(begin)

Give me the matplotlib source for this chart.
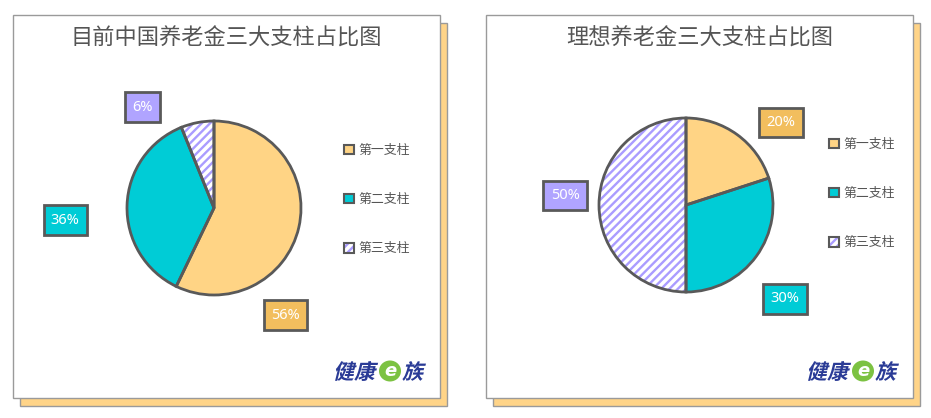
import matplotlib.pyplot as plt
from matplotlib.patches import Rectangle, Patch, Ellipse, PathPatch
from matplotlib.legend_handler import HandlerTuple
from matplotlib.textpath import TextPath
from matplotlib.font_manager import FontProperties
from matplotlib.transforms import Affine2D

plt.rcParams['font.family'] = ['Noto Sans CJK SC', 'DejaVu Sans']
plt.rcParams['hatch.linewidth'] = 1.7

# data
categories = ['第一支柱', '第二支柱', '第三支柱']
current_share = [56, 36, 6]
ideal_share = [20, 30, 50]
titles = ['目前中国养老金三大支柱占比图', '理想养老金三大支柱占比图']

slice_colors = ['#FFD485', '#00CCD6', 'white']
box_colors = ['#F2BE5E', '#00CCD6', '#B0A4FF']
hatch_color = '#AA9CFF'
edge = '#595959'

W, H = 931, 418
fig = plt.figure(figsize=(W / 100, H / 100), dpi=100)
bg = fig.add_axes([0, 0, 1, 1])
bg.set_xlim(0, W)
bg.set_ylim(H, 0)
bg.axis('off')

panels = [(13, 15), (486, 15)]
pw, ph = 427, 383
pie_centers = [(214, 208), (686, 205)]
R = 87
# label box offsets (in pie radius units)
label_pos = [[(0.82, -1.23), (-1.71, -0.14), (-0.82, 1.16)],
             [(1.09, 0.95), (1.14, -1.08), (-1.39, 0.11)]]
legend_anchor = [(344, 144), (829, 138)]

fp = FontProperties(family='Noto Sans CJK SC', weight='bold')


def logo(x, y):
    for txt, dx in [('健康', 0), ('族', 69)]:
        tp = TextPath((0, 0), txt, size=21, prop=fp)
        tr = Affine2D().skew_deg(14, 0).scale(1, -1).translate(x + dx, y) + bg.transData
        bg.add_patch(PathPatch(tp, transform=tr, fc='#2A3B96', ec='none', zorder=3))
    bg.add_patch(Ellipse((x + 57, y - 8), 22, 21, fc='#7CC242', ec='none', zorder=3))
    bg.text(x + 57, y - 8, 'e', color='white', fontsize=13, fontweight='bold',
            fontstyle='italic', family='DejaVu Sans', ha='center', va='center', zorder=4)


for i, (shares, title) in enumerate([(current_share, titles[0]), (ideal_share, titles[1])]):
    px, py = panels[i]
    bg.add_patch(Rectangle((px + 7, py + 8), pw, ph, fc='#FFD488', ec='#9A9A9A', lw=1, zorder=1))
    bg.add_patch(Rectangle((px, py), pw, ph, fc='white', ec='#9A9A9A', lw=1, zorder=2))
    bg.text(px + pw / 2, 38, title, fontsize=16, color='#555555', ha='center', va='center', zorder=3)
    logo(px + 320, 379)

    cx, cy = pie_centers[i]
    aw, ah = 420, 320
    ax = fig.add_axes([(cx - aw / 2) / W, (H - cy - ah / 2) / H, aw / W, ah / H])
    ax.set_zorder(5)
    wedges, _ = ax.pie(shares, colors=slice_colors, startangle=90, counterclock=False,
                       radius=1, wedgeprops=dict(lw=0))
    wedges[2].set_hatch('////')
    wedges[2].set_edgecolor(hatch_color)
    outline, _ = ax.pie(shares, colors=['none'] * 3, startangle=90, counterclock=False,
                        radius=1, wedgeprops=dict(lw=2, edgecolor=edge))
    for w in outline:
        w.set_facecolor('none')
    ax.set_xlim(-aw / 2 / R, aw / 2 / R)
    ax.set_ylim(-ah / 2 / R, ah / 2 / R)
    ax.axis('off')

    for j, v in enumerate(shares):
        lx, ly = label_pos[i][j]
        ax.text(lx, ly, f'{v}%', fontsize=10.5, color='white', family='Noto Sans',
                ha='center', va='center',
                bbox=dict(boxstyle='square,pad=0.5', fc=box_colors[j], ec=edge, lw=2))

    handles = [Patch(fc=slice_colors[0], ec=edge, lw=1.5),
               Patch(fc=slice_colors[1], ec=edge, lw=1.5),
               (Patch(fc='white', ec=hatch_color, hatch='////', lw=0),
                Patch(fc='none', ec=edge, lw=1.5))]
    fig.legend(handles, categories, loc='upper left', bbox_to_anchor=legend_anchor[i],
               bbox_transform=bg.transData, frameon=False, fontsize=9.3,
               labelcolor='#555555', handlelength=0.75, handleheight=0.75,
               handletextpad=0.35, labelspacing=2.8, borderpad=0, borderaxespad=0,
               handler_map={tuple: HandlerTuple(ndivide=1)})

fig.savefig('out.png', dpi=100, facecolor='white')
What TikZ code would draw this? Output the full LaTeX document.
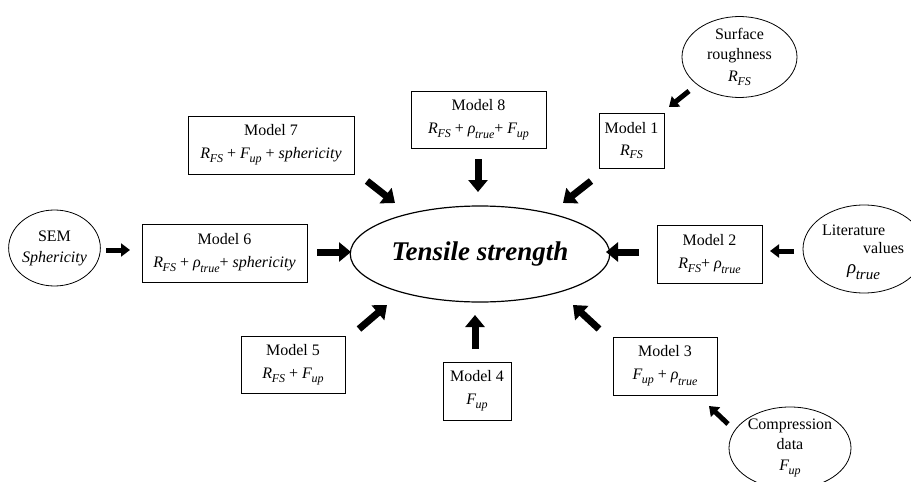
\documentclass[tikz,border=0pt]{standalone}
\usepackage{fontspec}
\setmainfont{Liberation Serif}
\usetikzlibrary{shapes.geometric,arrows.meta}
\newcommand\subsc[1]{\raisebox{-0.24em}{\fontsize{12}{12}\selectfont\textit{#1}}}
\newcommand\RFS{\textit{R}\kern-0.3pt\subsc{FS}}
\newcommand\Fup{\textit{F}\kern-0.5pt\subsc{up}}
\newcommand\rtrue{\textit{ρ}\kern-0.5pt\raisebox{-0.1em}{\subsc{true}}}
\tikzset{
  mbox/.style={draw, line width=0.8pt, inner sep=0pt, align=center,
    font=\fontsize{16}{19}\selectfont},
  src/.style={draw, ellipse, line width=0.8pt, inner sep=0pt, align=center,
    font=\fontsize{16}{20}\selectfont},
  bigarr/.style={line width=7pt, -{Triangle[length=12pt,width=19pt]}},
  smallarr/.style={line width=5pt, -{Triangle[length=9pt,width=13pt]}},
}
\begin{document}
\begin{tikzpicture}[x=1pt,y=-1pt]
\useasboundingbox (0,0) rectangle (911,482);
\clip (0,0) rectangle (911,482);
% central
\node[draw, ellipse, line width=1.2pt, minimum width=230pt, minimum height=96pt,
  font=\fontsize{27}{30}\selectfont\bfseries\itshape] (ts) at (480,254) {Tensile strength};
% model boxes
\node[mbox, minimum width=166pt, minimum height=58pt] (m7) at (271,145) {Model 7\\[4pt] \RFS{} + \Fup{} + \textit{sphericity}};
\node[mbox, minimum width=135pt, minimum height=57pt] (m8) at (478.5,119.5) {Model 8\\[4pt] \RFS{} + \rtrue{}+ \Fup};
\node[mbox, minimum width=65pt, minimum height=55pt] (m1) at (631.5,140.5) {Model 1\\[3pt] \RFS};
\node[mbox, minimum width=105pt, minimum height=58pt] (m2) at (709.5,254) {Model 2\\[4pt] \RFS{}+ \rtrue};
\node[mbox, minimum width=104pt, minimum height=58pt] (m3) at (665,366) {Model 3\\[4pt] \Fup{} + \rtrue};
\node[mbox, minimum width=68pt, minimum height=58pt] (m4) at (477,391) {Model 4\\[4pt] \Fup};
\node[mbox, minimum width=104pt, minimum height=57pt] (m5) at (293,364.5) {Model 5\\[4pt] \RFS{} + \Fup};
\node[mbox, minimum width=165pt, minimum height=58pt] (m6) at (224.5,253) {Model 6\\[4pt] \RFS{} + \rtrue{}+ \textit{sphericity}};
% source ellipses
\node[src, minimum width=115pt, minimum height=70pt] (sr) at (739.5,57) {Surface\\roughness\\[2pt]\RFS};
\node[src, minimum width=85pt, minimum height=76pt] (sem) at (54.5,248) {SEM\\[1pt]\textit{Sphericity}};
\node[src, minimum width=122pt, minimum height=70pt] (cd) at (790,448) {Compression\\data\\[1pt]\Fup};
\node[draw, ellipse, line width=0.8pt, minimum width=122pt, minimum height=88pt] (lit) at (864,249) {};
\node[anchor=west, align=left, inner sep=0pt, font=\fontsize{16}{18}\selectfont] (littext) at (822,252)
  {Literature\\\hspace*{41pt}values\\[2pt]\hspace*{25pt}{\fontsize{19}{19}\selectfont\textit{ρ}\kern-0.5pt\raisebox{-0.3em}{\fontsize{15}{15}\selectfont\textit{true}}}};
% arrow coordinates
\coordinate (a1s) at (106,250);  \coordinate (a1e) at (130,250);
\coordinate (a2s) at (317,252);  \coordinate (a2e) at (351,252);
\coordinate (a3s) at (367,181);  \coordinate (a3e) at (395,203);
\coordinate (a4s) at (478,159);  \coordinate (a4e) at (478,192);
\coordinate (a5s) at (591,181);  \coordinate (a5e) at (563,203);
\coordinate (a6s) at (689,91);   \coordinate (a6e) at (669,107);
\coordinate (a7s) at (639,252);  \coordinate (a7e) at (606,252);
\coordinate (a8s) at (794,251);  \coordinate (a8e) at (770,251);
\coordinate (a9s) at (599,329);  \coordinate (a9e) at (573,305);
\coordinate (a10s) at (728,424); \coordinate (a10e) at (709,406);
\coordinate (a11s) at (475,349); \coordinate (a11e) at (475,315);
\coordinate (a12s) at (359,329); \coordinate (a12e) at (387,305);
\draw[smallarr] (a1s) -- (a1e);
\draw[bigarr] (a2s) -- (a2e);
\draw[bigarr] (a3s) -- (a3e);
\draw[bigarr] (a4s) -- (a4e);
\draw[bigarr] (a5s) -- (a5e);
\draw[smallarr] (a6s) -- (a6e);
\draw[bigarr] (a7s) -- (a7e);
\draw[smallarr] (a8s) -- (a8e);
\draw[bigarr] (a9s) -- (a9e);
\draw[smallarr] (a10s) -- (a10e);
\draw[bigarr] (a11s) -- (a11e);
\draw[bigarr] (a12s) -- (a12e);
\end{tikzpicture}
\end{document}
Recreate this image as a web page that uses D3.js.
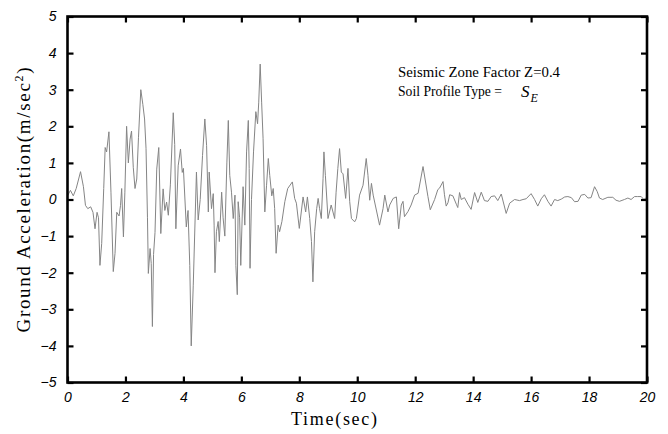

(end)

* Requirements *
Begin at the first line of the data above and repeat each line exactly, stopping after the line containing "from matplotlib.transforms import Affine2D". Omit the pictures.

* Answer to this task *
Give me the matplotlib source for this chart.
import matplotlib.pyplot as plt
from matplotlib.patches import Rectangle, Patch, Ellipse, PathPatch
from matplotlib.legend_handler import HandlerTuple
from matplotlib.textpath import TextPath
from matplotlib.font_manager import FontProperties
from matplotlib.transforms import Affine2D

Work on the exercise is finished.